By now, we have all heard the facts and figures about women in STEM fields. There have been gains, as evidenced by the high profile appointments of Marissa Mayer and Sheryl Sandberg to the C-Suite. However, there have also been setbacks, such as Twitter’s bold move to announce their IPO last fall without a single female on their corporate board.
There is plenty of media attention surrounding women and the boys club of Silicon Valley, but what does the bigger picture look like for women in other STEM fields, such as engineering?
A recent survey conducted by TE Connectivity found that the vast majority (87 percent) of respondents identified engineering as the leading profession sparking innovation and invention in the United States. Yet, women make up only 14 percent of the engineers in the United States. As society is recognizing the positive impact of engineering, what role will women play in sustaining the growth of this industry? Furthermore, what steps can be taken to make sure the pipeline of female engineers remains strong and consistent?
According to Jane Leipold, Senior Vice President of Global Human Resources at TE Connectivity, “Women can play a huge role in the future growth of the engineering field. Right now, there is nothing but upside potential in terms of attracting new talent.” Leipold added that as more female role models in engineering emerge, there will be a trickledown effect resulting in finding talented women interested in pursuing a career in engineering.
Attracting female engineers is only one half of the equation. The other –equally important –half of the equation is retaining women who enter the field by providing them with tools and resources that support career advancement and professional growth. Research on why women leave engineering revealed that one of the most important factors cited for driving women out of the field was workplace climate.
What’s more, one-third of women who graduated with an engineering degree never entered the field professionally due to the perception that the industry as a whole was unsupportive of women. In order to reverse the trend of women opting out of engineering, Leipold emphasized the value of investing in programs that support the advancement of women. She noted, “It is important to develop women as they move up the ladder into executive and leadership roles.”
The perception that engineering, and STEM fields in general, are not welcoming to women creates the well-documented psychological phenomenon known as “stereotype threat” that can prevent young women from entering and advancing in their careers. For example, when idea that women are not as good in STEM subjects as men is perpetuated, women will subconsciously internalize this notion and begin to lack confidence, even if they have proven their competence.

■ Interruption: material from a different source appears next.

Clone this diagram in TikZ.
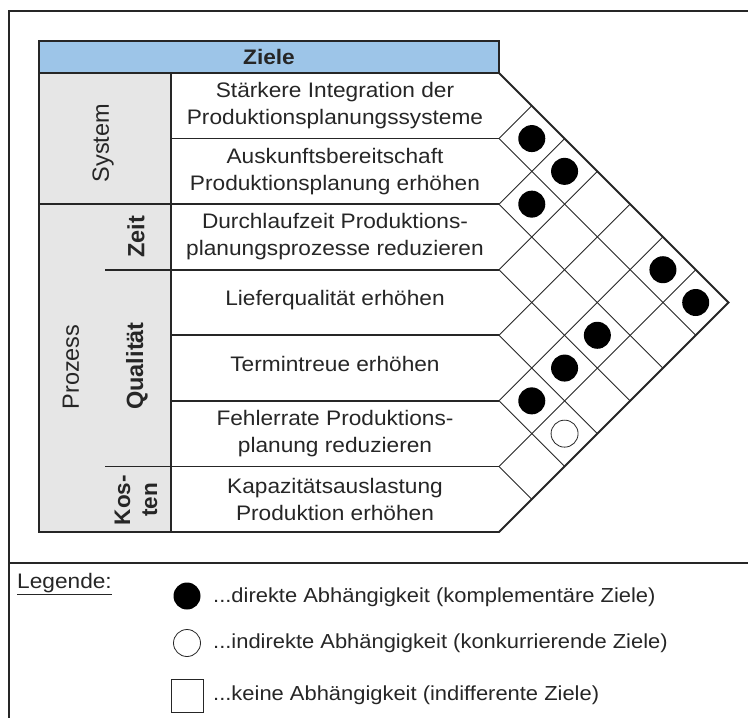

Will increasing the percentage of women in STEM fields can effectively undermine the stereotype threat and break the vicious cycle that is keeping women away in the first place?
“The basis for attracting young people of either gender to the engineering profession is exposure to what engineering is all about and the value that it can add to society. It is fundamental to introduce children at young ages to engineering and increase their awareness of the opportunities available in the field,” said Leipold.
This is where engagement measures like Million Women Mentors, an initiative of STEMConnector, can play a critical role in reaching girls and young women by sparking an interest in STEM fields. The stated goal of the program, which was launched in January, is to get one million STEM mentors of both genders by 2018. As a result of engaging one million mentors, the group hopes to increase the number of high school aged girls interested in pursuing STEM careers, increase the percentage of young women earning undergraduate degrees in STEM fields, and increase the amount of women who stay in STEM careers.
At TE Connectivity, Leipold noted several initiatives to engage young people and underscored the importance of companies getting involved in their communities and reaching out to children during these formative years. “We have great participation in our ‘Take Your Child to Work Day,’” noted Leipold.
She added, “We frequently host young people at the company to show them how we design products and then they participate in experiments and design projects. This hands-on approach is very effective in sparking interest in the practical applications of engineering.” Most recently, during DiscoverE’s Engineers Week in February, TE Connectivity welcomed over 30 young girls from local Girl Scout troops as part of Girl Day – a day dedicated to introducing girls to all of the exciting aspects of engineering and helping them learn all of the fun and creative ways engineering applies to everyday life.